■ What you have to do ■
Output the first line of the listing and each line after it, up to and including the line that contains "1.29, 1.27, 1.33, 1.6, 1.76, 1.72, 1.6, 1.3, 1.25, 1.27]", exactly as written, minus the pictures.

[start Source excerpt]

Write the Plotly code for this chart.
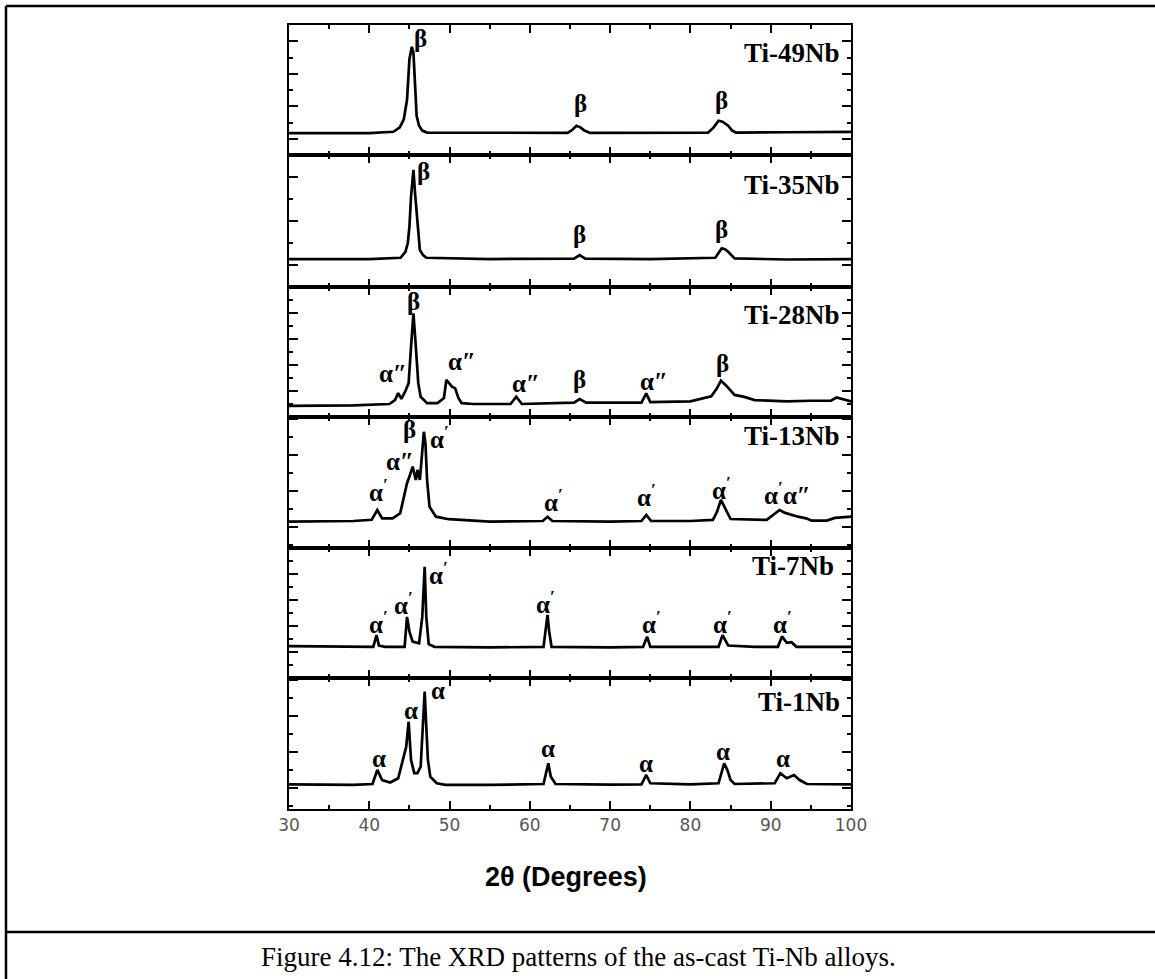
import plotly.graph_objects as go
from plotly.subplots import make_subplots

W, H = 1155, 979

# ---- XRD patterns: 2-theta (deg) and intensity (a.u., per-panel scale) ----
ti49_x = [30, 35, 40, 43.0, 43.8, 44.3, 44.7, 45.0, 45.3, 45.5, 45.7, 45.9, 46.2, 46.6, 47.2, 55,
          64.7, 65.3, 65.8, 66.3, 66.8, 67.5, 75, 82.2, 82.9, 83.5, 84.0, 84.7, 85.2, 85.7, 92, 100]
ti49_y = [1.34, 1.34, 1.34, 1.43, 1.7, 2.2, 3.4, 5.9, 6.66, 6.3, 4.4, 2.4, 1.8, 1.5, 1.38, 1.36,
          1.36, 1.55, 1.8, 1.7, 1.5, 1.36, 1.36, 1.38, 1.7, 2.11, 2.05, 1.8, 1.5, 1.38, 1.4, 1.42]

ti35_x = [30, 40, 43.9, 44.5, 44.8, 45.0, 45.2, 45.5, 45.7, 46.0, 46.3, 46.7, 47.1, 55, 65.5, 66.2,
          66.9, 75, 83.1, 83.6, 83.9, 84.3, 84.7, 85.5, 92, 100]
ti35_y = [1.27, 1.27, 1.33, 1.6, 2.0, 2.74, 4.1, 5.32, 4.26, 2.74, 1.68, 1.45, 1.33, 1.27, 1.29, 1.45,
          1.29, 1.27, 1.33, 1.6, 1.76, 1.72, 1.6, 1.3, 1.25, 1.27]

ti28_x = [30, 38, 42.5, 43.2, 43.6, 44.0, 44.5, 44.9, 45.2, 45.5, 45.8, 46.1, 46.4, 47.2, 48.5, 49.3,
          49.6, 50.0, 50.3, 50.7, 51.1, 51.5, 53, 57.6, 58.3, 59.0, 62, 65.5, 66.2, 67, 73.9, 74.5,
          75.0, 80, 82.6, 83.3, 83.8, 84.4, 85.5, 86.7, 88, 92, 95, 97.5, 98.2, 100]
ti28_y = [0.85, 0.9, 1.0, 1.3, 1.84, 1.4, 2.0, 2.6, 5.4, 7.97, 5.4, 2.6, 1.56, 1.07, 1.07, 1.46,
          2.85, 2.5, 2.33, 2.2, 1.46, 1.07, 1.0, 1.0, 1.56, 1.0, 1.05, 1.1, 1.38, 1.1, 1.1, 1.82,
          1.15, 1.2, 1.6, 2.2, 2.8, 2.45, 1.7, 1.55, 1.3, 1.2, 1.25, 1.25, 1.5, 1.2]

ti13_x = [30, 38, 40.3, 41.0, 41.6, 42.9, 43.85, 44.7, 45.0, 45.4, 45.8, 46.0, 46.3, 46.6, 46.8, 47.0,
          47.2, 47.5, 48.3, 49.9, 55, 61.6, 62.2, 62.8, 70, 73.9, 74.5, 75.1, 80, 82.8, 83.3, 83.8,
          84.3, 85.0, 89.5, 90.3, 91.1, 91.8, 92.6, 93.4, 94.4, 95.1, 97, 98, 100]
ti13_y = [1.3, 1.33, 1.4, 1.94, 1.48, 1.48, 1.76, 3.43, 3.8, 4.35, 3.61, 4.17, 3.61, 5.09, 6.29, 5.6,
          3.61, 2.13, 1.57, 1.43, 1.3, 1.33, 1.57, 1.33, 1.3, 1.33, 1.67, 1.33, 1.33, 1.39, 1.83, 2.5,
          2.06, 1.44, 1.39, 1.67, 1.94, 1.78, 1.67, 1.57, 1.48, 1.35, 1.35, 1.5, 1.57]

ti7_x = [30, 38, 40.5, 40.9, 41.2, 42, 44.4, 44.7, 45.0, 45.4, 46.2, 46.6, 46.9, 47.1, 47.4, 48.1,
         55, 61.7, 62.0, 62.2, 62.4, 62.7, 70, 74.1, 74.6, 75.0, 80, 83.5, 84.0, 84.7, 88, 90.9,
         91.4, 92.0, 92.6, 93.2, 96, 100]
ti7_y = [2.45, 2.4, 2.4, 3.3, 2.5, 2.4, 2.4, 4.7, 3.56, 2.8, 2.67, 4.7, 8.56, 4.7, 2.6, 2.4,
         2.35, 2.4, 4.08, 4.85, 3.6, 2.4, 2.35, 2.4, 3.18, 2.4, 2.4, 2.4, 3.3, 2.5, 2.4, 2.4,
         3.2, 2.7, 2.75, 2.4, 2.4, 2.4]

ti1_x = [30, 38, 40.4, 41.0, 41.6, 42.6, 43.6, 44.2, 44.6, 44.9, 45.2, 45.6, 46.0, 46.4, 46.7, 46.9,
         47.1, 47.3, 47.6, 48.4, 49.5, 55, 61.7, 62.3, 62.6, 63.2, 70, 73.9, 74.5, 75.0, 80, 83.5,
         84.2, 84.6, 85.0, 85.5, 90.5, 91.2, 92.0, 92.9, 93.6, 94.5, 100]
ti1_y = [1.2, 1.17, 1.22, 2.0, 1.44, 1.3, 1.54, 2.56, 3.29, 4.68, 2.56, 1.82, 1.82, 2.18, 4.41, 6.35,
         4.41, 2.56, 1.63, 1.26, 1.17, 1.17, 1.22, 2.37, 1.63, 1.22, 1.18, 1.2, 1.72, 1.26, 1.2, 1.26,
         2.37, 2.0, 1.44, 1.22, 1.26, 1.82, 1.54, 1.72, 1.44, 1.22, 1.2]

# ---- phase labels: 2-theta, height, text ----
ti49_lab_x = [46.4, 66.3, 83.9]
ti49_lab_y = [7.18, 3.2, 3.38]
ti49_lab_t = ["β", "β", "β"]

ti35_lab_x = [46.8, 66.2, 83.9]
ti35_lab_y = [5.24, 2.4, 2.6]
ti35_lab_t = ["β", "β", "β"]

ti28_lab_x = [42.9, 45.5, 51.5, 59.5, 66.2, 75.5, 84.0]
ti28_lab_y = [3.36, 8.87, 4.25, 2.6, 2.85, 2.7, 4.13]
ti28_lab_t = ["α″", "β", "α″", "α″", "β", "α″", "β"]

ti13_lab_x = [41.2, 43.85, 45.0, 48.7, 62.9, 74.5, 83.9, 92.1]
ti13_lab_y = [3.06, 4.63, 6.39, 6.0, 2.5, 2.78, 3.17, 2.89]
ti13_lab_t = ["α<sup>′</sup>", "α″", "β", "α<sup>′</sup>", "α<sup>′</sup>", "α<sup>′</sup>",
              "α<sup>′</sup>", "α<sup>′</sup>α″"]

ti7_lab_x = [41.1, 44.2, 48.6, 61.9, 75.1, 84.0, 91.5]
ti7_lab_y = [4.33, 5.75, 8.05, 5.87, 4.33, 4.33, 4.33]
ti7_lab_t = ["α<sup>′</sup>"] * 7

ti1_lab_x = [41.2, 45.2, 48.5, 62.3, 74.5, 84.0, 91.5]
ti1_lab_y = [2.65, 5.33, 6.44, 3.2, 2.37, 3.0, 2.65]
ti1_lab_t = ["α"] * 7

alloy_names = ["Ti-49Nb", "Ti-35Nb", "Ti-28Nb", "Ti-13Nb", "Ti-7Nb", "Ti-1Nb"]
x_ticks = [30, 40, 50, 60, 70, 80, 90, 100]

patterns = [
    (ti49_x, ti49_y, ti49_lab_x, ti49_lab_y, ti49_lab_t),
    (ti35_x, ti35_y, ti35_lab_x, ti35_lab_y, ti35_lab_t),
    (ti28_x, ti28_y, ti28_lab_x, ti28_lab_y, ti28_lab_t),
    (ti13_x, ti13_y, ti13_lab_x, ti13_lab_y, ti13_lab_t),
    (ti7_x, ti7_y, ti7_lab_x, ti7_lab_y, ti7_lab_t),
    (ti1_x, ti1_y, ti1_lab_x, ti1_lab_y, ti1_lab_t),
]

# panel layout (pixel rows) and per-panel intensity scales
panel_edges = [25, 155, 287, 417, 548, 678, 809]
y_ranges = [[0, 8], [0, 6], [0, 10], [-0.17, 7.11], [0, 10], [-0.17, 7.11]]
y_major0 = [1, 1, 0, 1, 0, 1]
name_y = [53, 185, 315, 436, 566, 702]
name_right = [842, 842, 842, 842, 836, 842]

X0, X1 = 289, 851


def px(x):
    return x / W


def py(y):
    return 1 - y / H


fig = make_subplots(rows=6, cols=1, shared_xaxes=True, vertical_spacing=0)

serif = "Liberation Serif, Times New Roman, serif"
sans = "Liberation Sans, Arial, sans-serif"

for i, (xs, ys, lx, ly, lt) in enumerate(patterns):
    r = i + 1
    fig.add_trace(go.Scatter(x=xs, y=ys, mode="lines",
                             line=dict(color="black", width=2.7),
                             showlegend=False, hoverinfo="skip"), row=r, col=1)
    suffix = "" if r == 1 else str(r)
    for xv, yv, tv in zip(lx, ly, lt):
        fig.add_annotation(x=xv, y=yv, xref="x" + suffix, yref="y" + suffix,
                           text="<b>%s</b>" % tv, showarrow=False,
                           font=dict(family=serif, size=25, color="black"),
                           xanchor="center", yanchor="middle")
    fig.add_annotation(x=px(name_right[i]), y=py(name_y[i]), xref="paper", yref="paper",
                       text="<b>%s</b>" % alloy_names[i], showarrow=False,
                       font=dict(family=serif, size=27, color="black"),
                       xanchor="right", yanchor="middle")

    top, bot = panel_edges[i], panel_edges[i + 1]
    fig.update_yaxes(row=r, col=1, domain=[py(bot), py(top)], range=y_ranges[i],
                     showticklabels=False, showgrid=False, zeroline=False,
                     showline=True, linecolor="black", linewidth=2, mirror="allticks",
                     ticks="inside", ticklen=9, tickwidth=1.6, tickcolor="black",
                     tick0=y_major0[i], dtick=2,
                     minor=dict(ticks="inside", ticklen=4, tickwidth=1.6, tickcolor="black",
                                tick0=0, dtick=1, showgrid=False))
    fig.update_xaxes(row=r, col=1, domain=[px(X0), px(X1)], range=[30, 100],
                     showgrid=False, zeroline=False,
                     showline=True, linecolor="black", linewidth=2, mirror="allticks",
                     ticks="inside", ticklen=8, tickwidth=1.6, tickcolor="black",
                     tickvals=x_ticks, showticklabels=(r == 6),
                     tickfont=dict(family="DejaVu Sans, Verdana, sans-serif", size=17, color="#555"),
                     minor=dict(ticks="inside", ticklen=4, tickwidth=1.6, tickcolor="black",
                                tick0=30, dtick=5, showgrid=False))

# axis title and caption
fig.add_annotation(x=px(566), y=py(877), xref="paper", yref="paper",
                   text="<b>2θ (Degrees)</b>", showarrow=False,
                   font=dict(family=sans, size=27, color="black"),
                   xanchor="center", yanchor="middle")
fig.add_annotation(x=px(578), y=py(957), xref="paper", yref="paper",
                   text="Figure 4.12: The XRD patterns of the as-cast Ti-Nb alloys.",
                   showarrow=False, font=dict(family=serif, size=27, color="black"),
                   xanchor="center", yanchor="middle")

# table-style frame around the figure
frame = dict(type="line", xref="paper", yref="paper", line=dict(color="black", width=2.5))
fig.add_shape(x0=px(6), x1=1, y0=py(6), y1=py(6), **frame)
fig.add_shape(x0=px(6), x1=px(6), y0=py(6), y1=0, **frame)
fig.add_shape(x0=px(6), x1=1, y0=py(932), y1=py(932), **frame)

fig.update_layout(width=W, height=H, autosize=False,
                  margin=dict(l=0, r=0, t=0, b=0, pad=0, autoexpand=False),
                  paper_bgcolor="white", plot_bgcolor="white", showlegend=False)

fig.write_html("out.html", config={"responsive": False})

[end Source excerpt]

■ Response to the task ■
Write the Plotly code for this chart.
import plotly.graph_objects as go
from plotly.subplots import make_subplots

W, H = 1155, 979

# ---- XRD patterns: 2-theta (deg) and intensity (a.u., per-panel scale) ----
ti49_x = [30, 35, 40, 43.0, 43.8, 44.3, 44.7, 45.0, 45.3, 45.5, 45.7, 45.9, 46.2, 46.6, 47.2, 55,
          64.7, 65.3, 65.8, 66.3, 66.8, 67.5, 75, 82.2, 82.9, 83.5, 84.0, 84.7, 85.2, 85.7, 92, 100]
ti49_y = [1.34, 1.34, 1.34, 1.43, 1.7, 2.2, 3.4, 5.9, 6.66, 6.3, 4.4, 2.4, 1.8, 1.5, 1.38, 1.36,
          1.36, 1.55, 1.8, 1.7, 1.5, 1.36, 1.36, 1.38, 1.7, 2.11, 2.05, 1.8, 1.5, 1.38, 1.4, 1.42]

ti35_x = [30, 40, 43.9, 44.5, 44.8, 45.0, 45.2, 45.5, 45.7, 46.0, 46.3, 46.7, 47.1, 55, 65.5, 66.2,
          66.9, 75, 83.1, 83.6, 83.9, 84.3, 84.7, 85.5, 92, 100]
ti35_y = [1.27, 1.27, 1.33, 1.6, 2.0, 2.74, 4.1, 5.32, 4.26, 2.74, 1.68, 1.45, 1.33, 1.27, 1.29, 1.45,
          1.29, 1.27, 1.33, 1.6, 1.76, 1.72, 1.6, 1.3, 1.25, 1.27]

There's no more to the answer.